My clarion call in this job has been the importance of "capabilities, capabilities, capabilities." But keep in mind that this is not simply a task for NATO. The European Union has an equally important role to play. Its Headline Goal process runs in parallel with and complements NATO’s Defence Capabilities Initiative. Another example of European Defence at work in practice.
Yet the United States must also do much more too. Not in terms of soldiers on the ground or aircraft in the air. But in facilitating the process of European defence modernisation. By easing unnecessary restrictions on technology transfer and industrial cooperation, Washington can improve the quality of the capabilities available, and diminish any problems our forces have in working together.

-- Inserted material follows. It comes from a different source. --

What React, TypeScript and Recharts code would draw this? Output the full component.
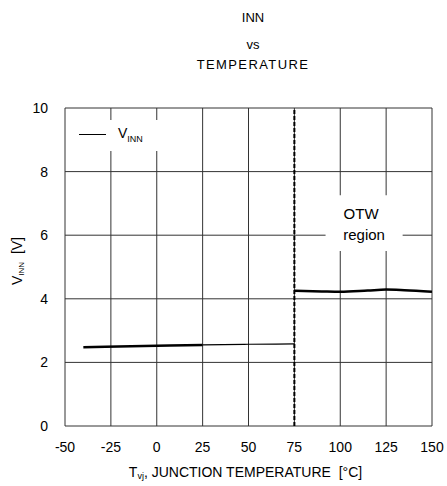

Finally, we are beginning the modernisation of NATO's decision-making processes. NATO has an unique ability to take and implement quick decisions. We showed it last summer, when within five days of the political decision we had deployed 4,000 troops to Macedonia. This force supervised a crucial disarmament process, and it certainly helped to avoid a civil war.
That kind of quick action will be necessary in future – including, potentially, to respond to terrorism. We must therefore ensure that it can still be done after any NATO enlargement in November.
We have a demanding new agenda through to the Prague Summit in November. But in adapting and updating the Alliance, we must not discard the essentials which underpinned its value in the 90s.
Perhaps I do not need to say so to this audience, but there is simply no credible alternative forum for transatlantic security coordination. Nor is there any credible alternative for ensuring the military and political interoperability on which all coalition operations depend.
There is no other means than NATO to ensure that European Defence strengthens our collective capacity. And there is no other organisation which can provide stability and security in the Euro-Atlantic area and prevent the re-nationalisation of defence in Europe.
As the Wall Street Journal wrote last week, if security were a marketable product, it would be harder to find a better brand name than NATO.
Ladies and Gentlemen,
September 11th was an enormous tragedy. But it has revealed many truths . That the bond between the United States and Europe is as strong as ever. That NATO remains the essential platform for defence cooperation and coalition operations. That NATO is and will continue to be the essential pillar of Euro-Atlantic security, and cooperation between the two sides of the Atlantic.
So ignore the merchants of doom. September 11th was not a blow to NATO. It was further proof of its enduring value. And it has stimulated another round of modernisation. In an uncertain world, the transatlantic link is not an optional extra. That is why NATO has emerged from each crisis more vibrant and more relevant than ever.
 Turkey recognises the Republic of Macedonia by its constitutional name.